The idea that lead all of the work was the essence of the brand feeling less about the technology and science behind the formula and more about the human emotional drivers behind it. The shape took on the role of conveying that the brand was about nurturing your baby's health, growth, and development.
Nutrition comes from healthy food. We extrapolated that into shapes that conveyed a sense of food and nutrition vs science and medicine
The one-child per family law in China created an even more urgent sense of care for a family's new baby. Formula became an important part of that care as it offered a level of precise nutrients that focused on brain development, cognitive development, and immune health. Formula along with breast milk was a way to give your baby the best development possible.
The other major pain point for new families was domestic formula has seen some major issues with safety. The emerging middle class in China wanted an imported brand they could trust and was willing to pay for that extra sense of security.
Safety drove much of the functional design of this package. The decision to use a steel can over plastic was a consumer insight gathered from extensive consumer research. Fears of the plastic leaching into the powder during its shelf life, steal was seen as inert and safe for baby.
The closure was the second crucial touchpoint to communicate safety. The latch needed to be apparent at shelf, while providing all the necessary audible cues to let the consumer know the package is closed and safe. The latch to be a welcoming design element vs a mechanical to maintain the warm-hearted aesthetic
The scoop is an important touchpoint in the usage scenario of making formula. A scoop is a measuring tool, that can feel medicinal and not nurturing. Baby isn't sick, baby is hungry. There is an inherent opportunity to create a moment that feels more like making food vs making medicine.
In the image above the steel can was the previous package on market. In the current category landscape, it was very outdated. The carafe shape was chosen to create a familiar food shape that is appropriate for the warm-hearted expert consumer. The flip cap delivered on the pain point of preparing a bottle while holding the baby. Providing a user experience that was superior to the competition.
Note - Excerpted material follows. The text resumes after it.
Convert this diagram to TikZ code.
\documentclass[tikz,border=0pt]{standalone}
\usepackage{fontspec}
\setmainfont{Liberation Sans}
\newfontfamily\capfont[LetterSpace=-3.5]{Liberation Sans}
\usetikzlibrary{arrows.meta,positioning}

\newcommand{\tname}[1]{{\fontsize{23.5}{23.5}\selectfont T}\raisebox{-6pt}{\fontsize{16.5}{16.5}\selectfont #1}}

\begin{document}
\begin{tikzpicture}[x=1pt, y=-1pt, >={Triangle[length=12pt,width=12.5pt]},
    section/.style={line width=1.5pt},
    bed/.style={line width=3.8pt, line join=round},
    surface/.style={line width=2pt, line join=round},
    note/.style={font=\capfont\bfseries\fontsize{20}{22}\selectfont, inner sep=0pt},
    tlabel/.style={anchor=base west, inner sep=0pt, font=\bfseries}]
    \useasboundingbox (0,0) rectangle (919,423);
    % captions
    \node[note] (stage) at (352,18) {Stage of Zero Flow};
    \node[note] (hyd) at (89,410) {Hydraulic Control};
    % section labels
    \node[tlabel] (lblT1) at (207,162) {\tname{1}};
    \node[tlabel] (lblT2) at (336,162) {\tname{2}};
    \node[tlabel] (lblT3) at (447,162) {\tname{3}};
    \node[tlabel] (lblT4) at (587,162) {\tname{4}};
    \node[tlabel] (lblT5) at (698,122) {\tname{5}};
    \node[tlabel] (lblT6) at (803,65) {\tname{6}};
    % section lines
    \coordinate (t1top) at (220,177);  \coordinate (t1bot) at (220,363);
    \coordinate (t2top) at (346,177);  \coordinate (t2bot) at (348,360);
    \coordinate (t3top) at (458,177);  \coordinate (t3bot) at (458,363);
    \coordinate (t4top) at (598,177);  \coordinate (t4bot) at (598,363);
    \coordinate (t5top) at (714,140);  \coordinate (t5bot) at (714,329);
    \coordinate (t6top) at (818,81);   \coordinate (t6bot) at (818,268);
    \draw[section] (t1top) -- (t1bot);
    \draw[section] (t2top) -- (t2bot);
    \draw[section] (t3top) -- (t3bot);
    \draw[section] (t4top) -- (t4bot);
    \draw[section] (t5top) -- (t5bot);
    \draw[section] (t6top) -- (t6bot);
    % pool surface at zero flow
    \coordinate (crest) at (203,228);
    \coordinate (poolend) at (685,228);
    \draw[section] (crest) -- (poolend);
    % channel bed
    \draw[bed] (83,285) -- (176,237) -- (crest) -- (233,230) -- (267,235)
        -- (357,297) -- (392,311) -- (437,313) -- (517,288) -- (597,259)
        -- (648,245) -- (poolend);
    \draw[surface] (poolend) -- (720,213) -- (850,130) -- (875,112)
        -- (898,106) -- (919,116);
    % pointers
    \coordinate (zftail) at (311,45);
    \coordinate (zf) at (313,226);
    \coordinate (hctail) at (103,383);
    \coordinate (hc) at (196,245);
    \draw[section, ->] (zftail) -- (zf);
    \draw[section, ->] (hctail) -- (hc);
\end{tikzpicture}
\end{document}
The 8oz single-serve package became an interesting opportunity and challenge. A standard nipple can be attached to make feeding on the go less painful. That presents it' own challenges if baby doesn't finish the bottle. There is a need to keep it as clean as possible and mitigate waste.
The other opportunity is for older children. Toddlers can hold the bottle on their own but their motor skills may not be fully developed. The team developed several ideas for the package that could grow with our consumers.